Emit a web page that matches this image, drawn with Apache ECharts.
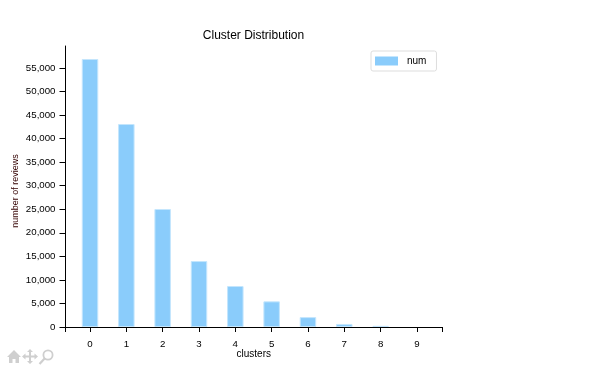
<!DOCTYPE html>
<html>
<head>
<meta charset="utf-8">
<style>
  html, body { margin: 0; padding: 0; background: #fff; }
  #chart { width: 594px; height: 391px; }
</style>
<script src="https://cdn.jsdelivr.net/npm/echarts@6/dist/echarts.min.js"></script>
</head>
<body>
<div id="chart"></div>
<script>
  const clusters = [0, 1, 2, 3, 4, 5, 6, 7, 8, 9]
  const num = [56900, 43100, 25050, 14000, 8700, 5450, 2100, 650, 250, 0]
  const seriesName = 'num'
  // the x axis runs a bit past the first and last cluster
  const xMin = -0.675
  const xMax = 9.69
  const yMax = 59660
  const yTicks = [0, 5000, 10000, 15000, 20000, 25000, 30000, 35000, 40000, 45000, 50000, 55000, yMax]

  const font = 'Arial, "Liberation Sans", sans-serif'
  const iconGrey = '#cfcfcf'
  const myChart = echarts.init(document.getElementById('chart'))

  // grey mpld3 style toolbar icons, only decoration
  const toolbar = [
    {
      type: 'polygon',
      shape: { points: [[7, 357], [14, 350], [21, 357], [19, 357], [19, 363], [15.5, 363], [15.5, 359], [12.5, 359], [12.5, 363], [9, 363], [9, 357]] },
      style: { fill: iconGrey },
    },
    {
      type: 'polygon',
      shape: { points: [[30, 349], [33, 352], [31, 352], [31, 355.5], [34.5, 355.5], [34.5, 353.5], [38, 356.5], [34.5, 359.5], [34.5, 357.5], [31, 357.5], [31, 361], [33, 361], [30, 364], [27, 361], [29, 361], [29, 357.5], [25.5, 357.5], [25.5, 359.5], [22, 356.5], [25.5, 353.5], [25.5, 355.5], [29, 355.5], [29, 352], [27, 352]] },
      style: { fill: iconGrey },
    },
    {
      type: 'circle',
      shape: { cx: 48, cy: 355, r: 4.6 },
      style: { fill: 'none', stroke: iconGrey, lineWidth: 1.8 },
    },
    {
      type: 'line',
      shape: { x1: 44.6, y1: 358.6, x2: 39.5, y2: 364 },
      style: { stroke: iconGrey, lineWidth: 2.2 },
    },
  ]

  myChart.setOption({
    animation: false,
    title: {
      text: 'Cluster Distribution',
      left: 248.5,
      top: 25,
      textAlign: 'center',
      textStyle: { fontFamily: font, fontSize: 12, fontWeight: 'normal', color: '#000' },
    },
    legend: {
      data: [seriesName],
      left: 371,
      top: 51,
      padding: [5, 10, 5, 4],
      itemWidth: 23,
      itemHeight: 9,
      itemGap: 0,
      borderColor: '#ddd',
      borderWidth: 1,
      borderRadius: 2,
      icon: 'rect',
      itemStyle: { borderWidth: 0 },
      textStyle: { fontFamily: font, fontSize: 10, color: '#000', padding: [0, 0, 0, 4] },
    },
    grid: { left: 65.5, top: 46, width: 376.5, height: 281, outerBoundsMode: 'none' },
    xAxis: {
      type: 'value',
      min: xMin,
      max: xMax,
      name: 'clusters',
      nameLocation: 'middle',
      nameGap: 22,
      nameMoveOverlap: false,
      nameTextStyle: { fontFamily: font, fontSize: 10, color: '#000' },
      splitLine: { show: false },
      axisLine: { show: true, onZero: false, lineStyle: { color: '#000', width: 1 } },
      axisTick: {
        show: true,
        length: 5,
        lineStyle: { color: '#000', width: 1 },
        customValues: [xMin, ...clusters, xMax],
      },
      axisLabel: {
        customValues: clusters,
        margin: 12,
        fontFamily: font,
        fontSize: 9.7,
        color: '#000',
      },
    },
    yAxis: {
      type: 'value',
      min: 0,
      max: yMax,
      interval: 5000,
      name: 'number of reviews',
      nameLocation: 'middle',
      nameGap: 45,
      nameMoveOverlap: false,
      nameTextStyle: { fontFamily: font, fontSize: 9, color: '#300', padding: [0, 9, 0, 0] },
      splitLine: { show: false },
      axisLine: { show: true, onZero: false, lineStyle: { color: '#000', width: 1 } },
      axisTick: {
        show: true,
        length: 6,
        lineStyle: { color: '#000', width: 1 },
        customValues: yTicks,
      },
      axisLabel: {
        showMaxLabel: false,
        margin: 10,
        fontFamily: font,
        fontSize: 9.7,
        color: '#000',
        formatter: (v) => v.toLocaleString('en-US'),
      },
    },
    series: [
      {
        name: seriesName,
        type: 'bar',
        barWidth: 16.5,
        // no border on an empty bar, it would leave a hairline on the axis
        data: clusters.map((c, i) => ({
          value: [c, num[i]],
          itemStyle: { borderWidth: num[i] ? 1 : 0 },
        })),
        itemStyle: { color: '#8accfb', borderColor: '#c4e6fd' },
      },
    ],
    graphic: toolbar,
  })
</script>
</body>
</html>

> _GOAL OF THE EXERCISE_
The lines from the top of the data above through the one holding "const myChart = echarts.init(document.getElementById('chart'))" are to be repeated exactly, and only those, with no pictures.

> _RIGHT ANSWER_
Emit a web page that matches this image, drawn with Apache ECharts.
<!DOCTYPE html>
<html>
<head>
<meta charset="utf-8">
<style>
  html, body { margin: 0; padding: 0; background: #fff; }
  #chart { width: 594px; height: 391px; }
</style>
<script src="https://cdn.jsdelivr.net/npm/echarts@6/dist/echarts.min.js"></script>
</head>
<body>
<div id="chart"></div>
<script>
  const clusters = [0, 1, 2, 3, 4, 5, 6, 7, 8, 9]
  const num = [56900, 43100, 25050, 14000, 8700, 5450, 2100, 650, 250, 0]
  const seriesName = 'num'
  // the x axis runs a bit past the first and last cluster
  const xMin = -0.675
  const xMax = 9.69
  const yMax = 59660
  const yTicks = [0, 5000, 10000, 15000, 20000, 25000, 30000, 35000, 40000, 45000, 50000, 55000, yMax]

  const font = 'Arial, "Liberation Sans", sans-serif'
  const iconGrey = '#cfcfcf'
  const myChart = echarts.init(document.getElementById('chart'))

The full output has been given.